In conjunction with its field hearing yesterday on consumer access to financial information, the CFPB has issued a request for information (RFI) about market practices related to such access. Comments in response to the RFI must be filed no later than 90 days after it is published in the Federal Register. The CFPB states that in addition to potentially helping industry develop best practices to deliver benefits to consumers and address potential consumer harms, the information obtained in response to the RFI could help the CFPB “in prioritizing resources,” such as “to evaluate whether any guidance or other action by the Bureau is called for, including future rulemaking.”
The RFI uses the term “consumer-permissioned access” to refer to consumer access to consumer financial account and account-related information, whether directly or through a third-party acting with the consumer’s permission. In discussing the regulatory framework applicable to consumer-permissioned access to account information, the RFI cites to Section 1033 of the Dodd-Frank Act which requires that “[s]ubject to rules prescribed by the Bureau, a covered person shall make available to a consumer, upon request, information in the control or possession of such person concerning the consumer financial product or service that the consumer obtained from such covered person, including information related to any transaction, or series of transactions, to the account including costs, charges, and usage data.”
The RFI discusses current market practices in connection with consumer-permissioned access to account information, including the role of account aggregators in transmitting consumer data. It reviews consumer benefits from specific market uses of consumer-permissioned account data access as well as current market issues and risks. With regard to risks, the CFPB discusses privacy and security concerns of providers of consumer financial accounts that arise from the role of account aggregators or other permissioned parties as well as provider concerns about their liability for unauthorized transactions. The CFPB states that it “does not believe that consumer views have been adequately represented in this area” and is therefore concerned “that some market participants may decide to restrict consumer-permissioned access to data in ways that undermine consumer interests identified in section 1033–and that are broader than necessary to address legitimate privacy and security concerns.”

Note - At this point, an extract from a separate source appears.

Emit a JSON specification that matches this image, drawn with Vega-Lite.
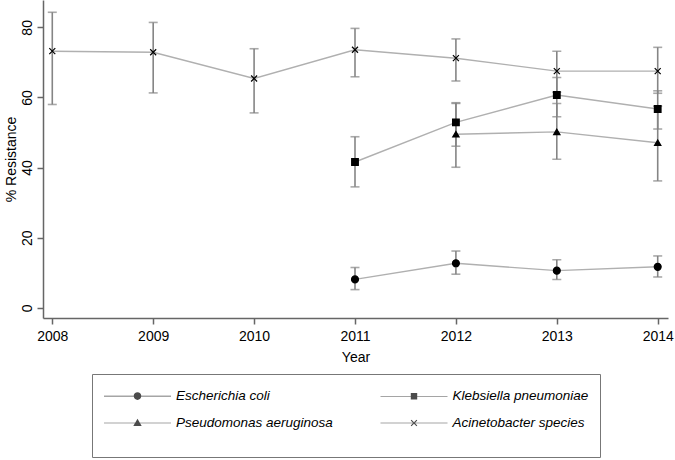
{
  "$schema": "https://vega.github.io/schema/vega-lite/v6.json",
  "width": 625,
  "height": 318,
  "autosize": "none",
  "padding": {"left": 43, "top": 0, "right": 7, "bottom": 142},
  "background": "white",
  "config": {
    "view": {"stroke": null},
    "font": "Liberation Sans",
    "axis": {
      "grid": false,
      "domainColor": "#666666",
      "domainWidth": 1.5,
      "tickColor": "#666666",
      "tickWidth": 1.5,
      "tickSize": 6,
      "labelFont": "Liberation Sans",
      "labelFontSize": 14,
      "labelColor": "#000000",
      "titleFont": "Liberation Sans",
      "titleFontSize": 14,
      "titleFontWeight": "normal",
      "titleColor": "#000000"
    },
    "axisX": {"labelPadding": 5, "titlePadding": 7, "labelFlush": false}
  },
  "data": {
    "values": [
      {"species": "Escherichia coli", "year": 2011, "value": 8.1, "lo": 5.2, "hi": 11.5},
      {"species": "Escherichia coli", "year": 2012, "value": 12.7, "lo": 9.6, "hi": 16.2},
      {"species": "Escherichia coli", "year": 2013, "value": 10.6, "lo": 8.1, "hi": 13.7},
      {"species": "Escherichia coli", "year": 2014, "value": 11.7, "lo": 8.8, "hi": 14.8},
      {"species": "Klebsiella pneumoniae", "year": 2011, "value": 41.6, "lo": 34.5, "hi": 48.8},
      {"species": "Klebsiella pneumoniae", "year": 2012, "value": 52.9, "lo": 46.1, "hi": 58.3},
      {"species": "Klebsiella pneumoniae", "year": 2013, "value": 60.7, "lo": 54.5, "hi": 65.7},
      {"species": "Klebsiella pneumoniae", "year": 2014, "value": 56.7, "lo": 51.0, "hi": 61.9},
      {"species": "Pseudomonas aeruginosa", "year": 2012, "value": 49.5, "lo": 40.1, "hi": 58.5},
      {"species": "Pseudomonas aeruginosa", "year": 2013, "value": 50.2, "lo": 42.4, "hi": 58.3},
      {"species": "Pseudomonas aeruginosa", "year": 2014, "value": 47.1, "lo": 36.2, "hi": 57.5},
      {"species": "Acinetobacter species", "year": 2008, "value": 73.2, "lo": 58.0, "hi": 84.3},
      {"species": "Acinetobacter species", "year": 2009, "value": 72.9, "lo": 61.3, "hi": 81.4},
      {"species": "Acinetobacter species", "year": 2010, "value": 65.4, "lo": 55.6, "hi": 73.9},
      {"species": "Acinetobacter species", "year": 2011, "value": 73.6, "lo": 65.9, "hi": 79.7},
      {"species": "Acinetobacter species", "year": 2012, "value": 71.2, "lo": 64.7, "hi": 76.7},
      {"species": "Acinetobacter species", "year": 2013, "value": 67.5, "lo": 61.5, "hi": 73.2},
      {"species": "Acinetobacter species", "year": 2014, "value": 67.5, "lo": 61.2, "hi": 74.3}
    ]
  },
  "encoding": {
    "x": {
      "field": "year", "type": "quantitative",
      "scale": {"domain": [2007.908, 2014.102], "nice": false, "zero": false},
      "axis": {"values": [2008, 2009, 2010, 2011, 2012, 2013, 2014], "format": "d", "title": "Year"}
    }
  },
  "layer": [
    {
      "mark": {"type": "line", "color": "#b0b0b0", "strokeWidth": 1.4},
      "encoding": {
        "y": {
          "field": "value", "type": "quantitative",
          "scale": {"domain": [-2.9, 87.8], "nice": false, "zero": false},
          "axis": {"values": [0, 20, 40, 60, 80], "title": "% Resistance", "labelAngle": -90, "labelPadding": 3, "titlePadding": 2}
        },
        "detail": {"field": "species"}
      }
    },
    {
      "mark": {"type": "rule", "color": "#858585", "strokeWidth": 1.6},
      "encoding": {
        "y": {"field": "lo", "type": "quantitative"},
        "y2": {"field": "hi"}
      }
    },
    {
      "mark": {"type": "tick", "color": "#858585", "thickness": 1.6, "size": 9, "orient": "horizontal"},
      "encoding": {"y": {"field": "lo", "type": "quantitative"}}
    },
    {
      "mark": {"type": "tick", "color": "#858585", "thickness": 1.6, "size": 9, "orient": "horizontal"},
      "encoding": {"y": {"field": "hi", "type": "quantitative"}}
    },
    {
      "mark": {"type": "point", "filled": true, "fill": "#000000", "stroke": "#000000", "strokeWidth": 1.2, "opacity": 1},
      "encoding": {
        "y": {"field": "value", "type": "quantitative"},
        "shape": {
          "field": "species", "type": "nominal",
          "scale": {
            "domain": ["Escherichia coli", "Klebsiella pneumoniae", "Pseudomonas aeruginosa", "Acinetobacter species"],
            "range": ["circle", "square", "triangle-up", "M-1,-1L1,1M-1,1L1,-1"]
          },
          "legend": null
        },
        "size": {
          "field": "species", "type": "nominal",
          "scale": {
            "domain": ["Escherichia coli", "Klebsiella pneumoniae", "Pseudomonas aeruginosa", "Acinetobacter species"],
            "range": [48, 36, 42, 36]
          },
          "legend": null
        }
      }
    },
    {
      "transform": [{"filter": "datum.year < 0"}],
      "mark": {"type": "point", "filled": true, "fill": "#000000", "strokeWidth": 0},
      "encoding": {
        "y": {"field": "value", "type": "quantitative"},
        "shape": {
          "field": "species", "type": "nominal",
          "scale": {
            "domain": ["Escherichia coli", "Klebsiella pneumoniae", "Pseudomonas aeruginosa", "Acinetobacter species"],
            "range": [
              "M-1,-0.03L5.7,-0.03L5.7,0.03L-1,0.03ZM1.97,0A0.38,0.38,0,1,1,2.73,0A0.38,0.38,0,1,1,1.97,0Z",
              "M-1,-0.03L5.7,-0.03L5.7,0.03L-1,0.03ZM2.03,-0.32L2.67,-0.32L2.67,0.32L2.03,0.32Z",
              "M-1,-0.03L5.7,-0.03L5.7,0.03L-1,0.03ZM2.35,-0.42L2.77,0.3L1.93,0.3Z",
              "M-1,-0.03L5.7,-0.03L5.7,0.03L-1,0.03ZM2.02,-0.25L2.6,0.33L2.68,0.25L2.1,-0.33ZM2.1,0.33L2.68,-0.25L2.6,-0.33L2.02,0.25Z"
            ]
          },
          "legend": {
            "orient": "none",
            "legendX": 49,
            "legendY": 374,
            "direction": "horizontal",
            "columns": 2,
            "title": " ",
            "titleOrient": "bottom",
            "titleFontSize": 14,
            "titlePadding": 2,
            "strokeColor": "#777777",
            "padding": 11,
            "symbolSize": 400,
            "labelFont": "Liberation Sans",
            "labelFontSize": 13.5,
            "labelFontStyle": "italic",
            "labelColor": "#000000",
            "labelOffset": 51,
            "columnPadding": 44.5,
            "rowPadding": 9,
            "labelLimit": 400
          }
        }
      }
    }
  ],
  "resolve": {"scale": {"shape": "independent"}}
}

The RFI contains a series of 17 questions about current market practice related to consumer-permissioned access to account information and three questions intended to obtain information about commenters’ views on how market practices may or should change over time. The information sought about current practices include the types of products and services currently made available to consumers that rely on consumer-permissioned electronic access to account data; the incentives or disincentives for account providers to facilitate or discourage consumer-permissioned access to account data; the impediments, obstacles or risks faced by account providers in allowing access to permissioned parties or account aggregators and by permissioned parties or account aggregators in obtaining such data; the security and other risks consumers incur if they permit access to their account data and the steps being taken by account providers, aggregators, and permissioned parties to mitigate such risks; and the industry standards, if any, that currently exist to enable consumer-permissioned access to account data.
The questions about future market developments include whether industry standard practices “that provide consumers with data access comparable to that envisioned by section 1033 of the Dodd-Frank Act [are] likely to be broadly adopted by consumer financial account providers, permissioned parties and account aggregators in the absence of regulatory action.”
Several of these questions were posed to the panelists at the field hearing. The panelists consisted of representatives of Public Interest Research Group, Center for American Progress, Center for Financial Services Innovation, American Bankers Association, The Clearing House, and an account aggregator company. When asked whether industry standards that balance competing interests are likely to be adopted in the absence of regulation, consumer group representatives predictably warned of the need for regulation to avoid consumer harm while industry representatives stressed the danger that prescriptive regulation could interfere with innovation and favored the development of industry standards.